What the exercise asks:
Copy whichever lines contain the string "this".

── Extracted material

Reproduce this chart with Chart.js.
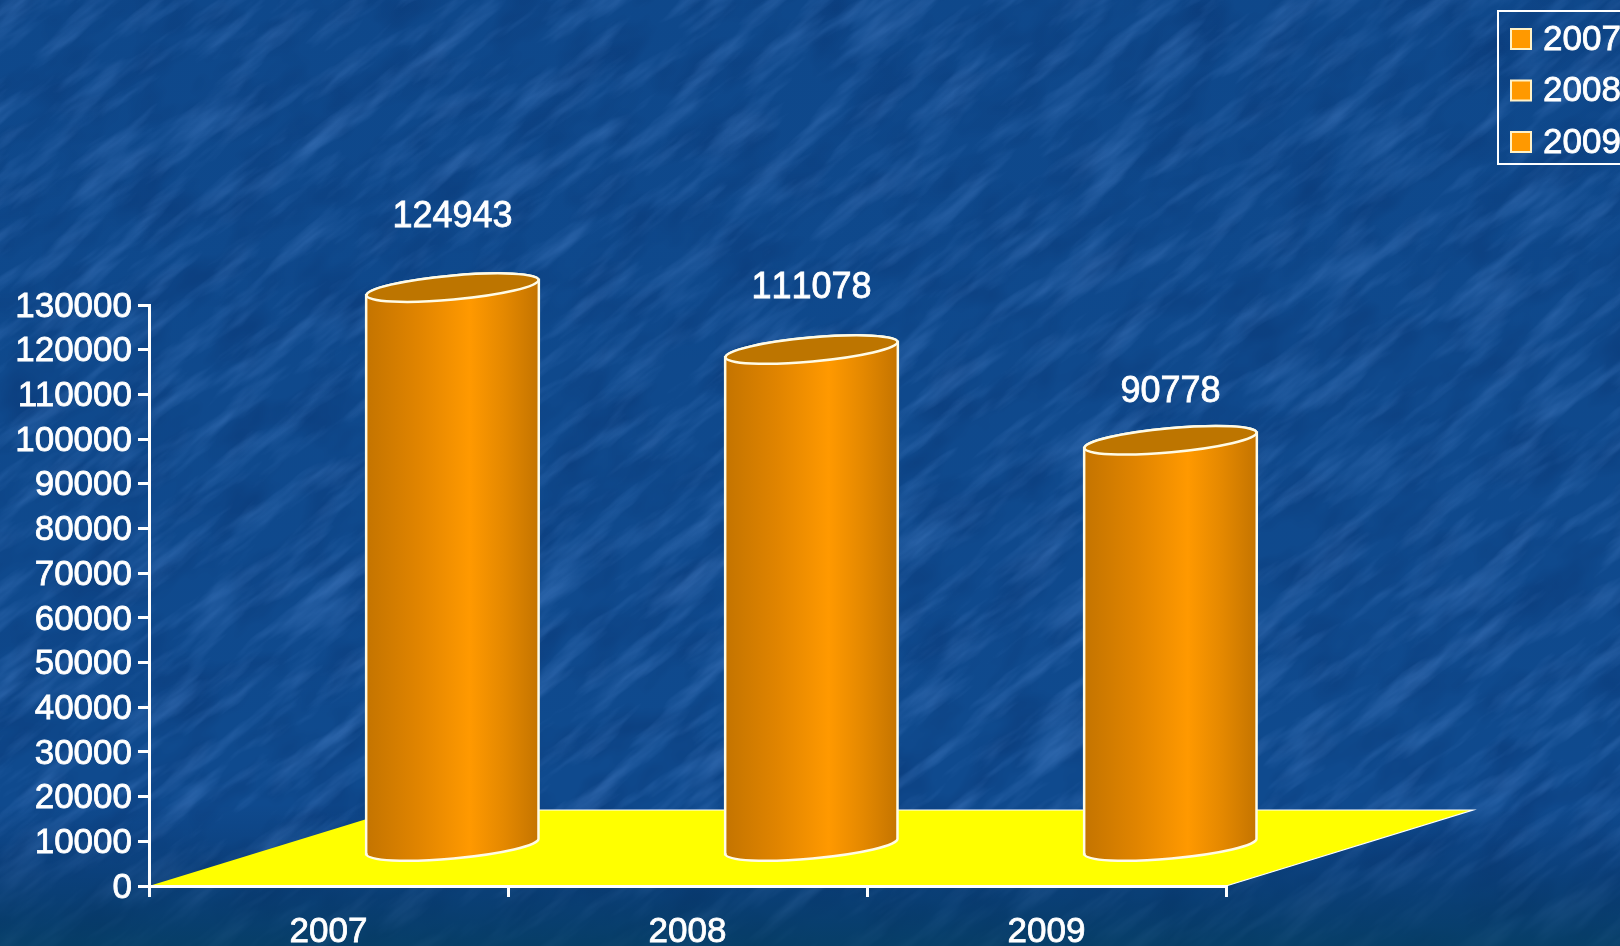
<!DOCTYPE html>
<html>
<head>
<meta charset="utf-8">
<title>Chart</title>
<script src="https://cdn.jsdelivr.net/npm/chart.js@4"></script>
<style>
html, body { margin: 0; padding: 0; background: #0f4a8e; overflow: hidden; }
#wrap { position: relative; width: 1620px; height: 946px; overflow: hidden; }
#bg { position: absolute; left: 0; top: 0; }
#graphique { position: absolute; left: 0; top: 0; filter: blur(0.5px); }
</style>
</head>
<body>
<div id="wrap">
<svg id="bg" width="1620" height="946" xmlns="http://www.w3.org/2000/svg">
  <defs>
    <filter id="grain" x="0" y="0" width="100%" height="100%" color-interpolation-filters="sRGB">
      <feTurbulence type="fractalNoise" baseFrequency="0.01 0.05" numOctaves="4" seed="7"/>
      <feColorMatrix type="matrix" values="0 0 0 0 0.26  0 0 0 0 0.48  0 0 0 0 0.76  1.3 0 0 0 -0.6"/>
    </filter>
    <filter id="dark" x="0" y="0" width="100%" height="100%" color-interpolation-filters="sRGB">
      <feTurbulence type="fractalNoise" baseFrequency="0.014 0.024" numOctaves="3" seed="21"/>
      <feColorMatrix type="matrix" values="0 0 0 0 0.03  0 0 0 0 0.20  0 0 0 0 0.44  1.0 0 0 0 -0.42"/>
    </filter>
    <linearGradient id="shade" x1="0" y1="0" x2="0" y2="1">
      <stop offset="0" stop-color="#062a5c" stop-opacity="0.06"/>
      <stop offset="0.85" stop-color="#062a5c" stop-opacity="0"/>
      <stop offset="0.93" stop-color="#04305a" stop-opacity="0.4"/>
      <stop offset="1" stop-color="#033a58" stop-opacity="0.7"/>
    </linearGradient>
  </defs>
  <rect width="1620" height="946" fill="#0f4a8e"/>
  <rect x="-900" y="-900" width="3400" height="2800" filter="url(#dark)" transform="rotate(-38 810 473)"/>
  <rect x="-900" y="-900" width="3400" height="2800" filter="url(#grain)" transform="rotate(-38 810 473)"/>
  <rect width="1620" height="946" fill="url(#shade)"/>
</svg>
<canvas id="graphique" width="1620" height="946"></canvas>
</div>
<script>
const categories = ['2007', '2008', '2009'];
const values = [124943, 111078, 90778];
const yMax = 130000;
const yStep = 10000;

const font = 'Arial, "Liberation Sans", sans-serif';
const depthX = 247;
const depthY = 76;

// floor of the 3D box, goes under the axes
const floorPlugin = {
  id: 'floor',
  beforeDraw(chart) {
    const { ctx, chartArea } = chart;
    const y0 = chart.scales.y.getPixelForValue(0);
    ctx.save();
    ctx.beginPath();
    ctx.moveTo(chartArea.left, y0);
    ctx.lineTo(chartArea.right, y0);
    ctx.lineTo(chartArea.right + depthX, y0 - depthY);
    ctx.lineTo(chartArea.left + depthX, y0 - depthY);
    ctx.closePath();
    ctx.fillStyle = '#ffff00';
    ctx.fill();
    ctx.beginPath();
    ctx.moveTo(chartArea.left + depthX, y0 - depthY);
    ctx.lineTo(chartArea.right + depthX, y0 - depthY);
    ctx.lineTo(chartArea.right, y0);
    ctx.strokeStyle = '#ffffff';
    ctx.lineWidth = 1.2;
    ctx.stroke();
    ctx.restore();
  }
};

// the bars are turned into cylinders standing in the middle of the floor
const cylinderPlugin = {
  id: 'cylinder',
  afterDatasetsDraw(chart) {
    const { ctx } = chart;
    const yScale = chart.scales.y;
    const meta = chart.getDatasetMeta(0);
    const rot = -0.09;
    meta.data.forEach((bar, i) => {
      const cx = bar.x + depthX / 2 + 0.5;
      const top = bar.y - depthY / 2 - 2;
      const bottom = bar.base - depthY / 2;
      const a = bar.width / 2;
      const b = 12;
      const dy = a * Math.sin(rot);
      const left = cx - a;
      const right = cx + a;

      const grad = ctx.createLinearGradient(left, 0, right, 0);
      grad.addColorStop(0, '#c47400');
      grad.addColorStop(0.3, '#e08400');
      grad.addColorStop(0.6, '#ff9900');
      grad.addColorStop(0.8, '#e48800');
      grad.addColorStop(1, '#c47400');

      ctx.save();
      ctx.beginPath();
      ctx.moveTo(left, top - dy);
      ctx.lineTo(left, bottom - dy);
      ctx.ellipse(cx, bottom, a, b, rot, Math.PI, 0, true);
      ctx.lineTo(right, top + dy);
      ctx.ellipse(cx, top, a, b, rot, 0, Math.PI, true);
      ctx.closePath();
      ctx.fillStyle = grad;
      ctx.fill();
      ctx.strokeStyle = '#fffbe6';
      ctx.lineWidth = 2.5;
      ctx.stroke();

      ctx.beginPath();
      ctx.ellipse(cx, top, a, b, rot, 0, Math.PI * 2);
      ctx.fillStyle = '#bd7500';
      ctx.fill();
      ctx.stroke();

      ctx.fillStyle = '#ffffff';
      ctx.strokeStyle = '#ffffff';
      ctx.lineWidth = 0.8;
      ctx.font = '36px ' + font;
      ctx.fontKerning = 'none';
      ctx.textAlign = 'center';
      ctx.textBaseline = 'middle';
      const labelY = yScale.getPixelForValue(values[i] * 1.146) - 29;
      ctx.fillText(String(values[i]), cx, labelY);
      ctx.strokeText(String(values[i]), cx, labelY);
      ctx.restore();
    });
  }
};

// legend box in the top right corner, runs off the edge of the page
const legendPlugin = {
  id: 'legendBox',
  afterDraw(chart) {
    const { ctx } = chart;
    ctx.save();
    ctx.strokeStyle = '#ffffff';
    ctx.lineWidth = 2;
    ctx.strokeRect(1498, 11, 140, 153);
    ctx.font = '35px ' + font;
    ctx.textBaseline = 'middle';
    ctx.textAlign = 'left';
    categories.forEach((name, i) => {
      const y = 39 + i * 51.5;
      ctx.fillStyle = '#ff9900';
      ctx.strokeStyle = '#fff2c8';
      ctx.lineWidth = 2;
      ctx.fillRect(1511, y - 10, 20, 20);
      ctx.strokeRect(1511, y - 10, 20, 20);
      ctx.fillStyle = '#ffffff';
      ctx.strokeStyle = '#ffffff';
      ctx.lineWidth = 0.8;
      ctx.fillText(name, 1543, y + 1);
      ctx.strokeText(name, 1543, y + 1);
    });
    ctx.restore();
  }
};

new Chart(document.getElementById('graphique'), {
  type: 'bar',
  data: {
    labels: categories,
    datasets: [{
      label: 'Valeur',
      data: values,
      backgroundColor: 'transparent',
      borderWidth: 0,
      barPercentage: 1,
      categoryPercentage: 0.481
    }]
  },
  options: {
    responsive: false,
    animation: false,
    layout: { padding: { top: 305, right: 394, left: 0, bottom: 0 } },
    plugins: { legend: { display: false }, tooltip: { enabled: false } },
    scales: {
      x: {
        afterFit(scale) { scale.height = 60; },
        border: { color: '#ffffff', width: 3 },
        grid: { drawOnChartArea: false, color: '#ffffff', lineWidth: 3, tickLength: 11 },
        ticks: {
          color: '#ffffff',
          font: { family: font, size: 35 },
          padding: 14,
          maxRotation: 0,
          textStrokeColor: '#ffffff',
          textStrokeWidth: 0.8
        }
      },
      y: {
        min: 0,
        max: yMax,
        afterFit(scale) { scale.width = 149; },
        border: { color: '#ffffff', width: 3 },
        grid: { drawOnChartArea: false, color: '#ffffff', lineWidth: 3, tickLength: 11 },
        ticks: {
          color: '#ffffff',
          stepSize: yStep,
          autoSkip: false,
          font: { family: font, size: 35 },
          padding: 6,
          labelOffset: 2,
          textStrokeColor: '#ffffff',
          textStrokeWidth: 0.8,
          callback: (v) => String(v)
        }
      }
    }
  },
  plugins: [floorPlugin, cylinderPlugin, legendPlugin]
});
</script>
</body>
</html>
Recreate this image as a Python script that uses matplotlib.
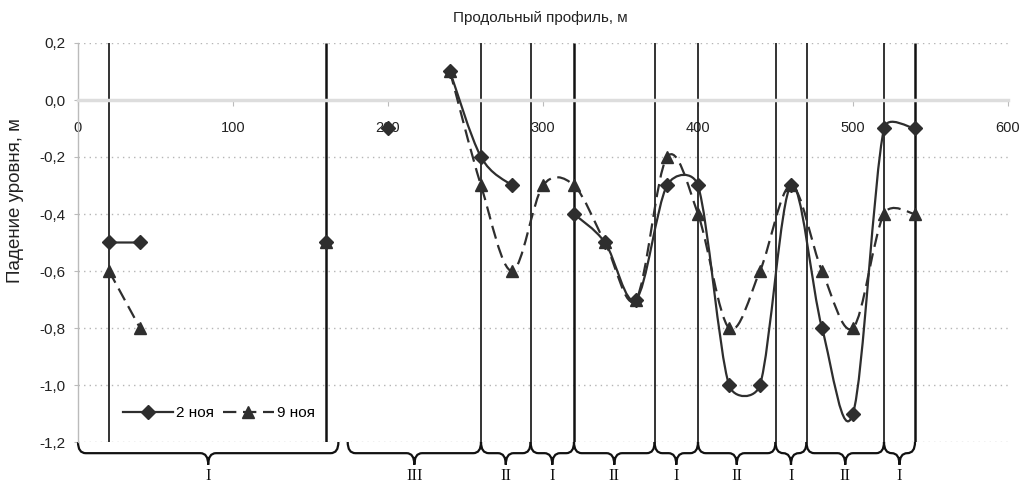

────

Task response:
Reproduce this chart with Chart.js.
Recreate this image as a Python script that uses matplotlib.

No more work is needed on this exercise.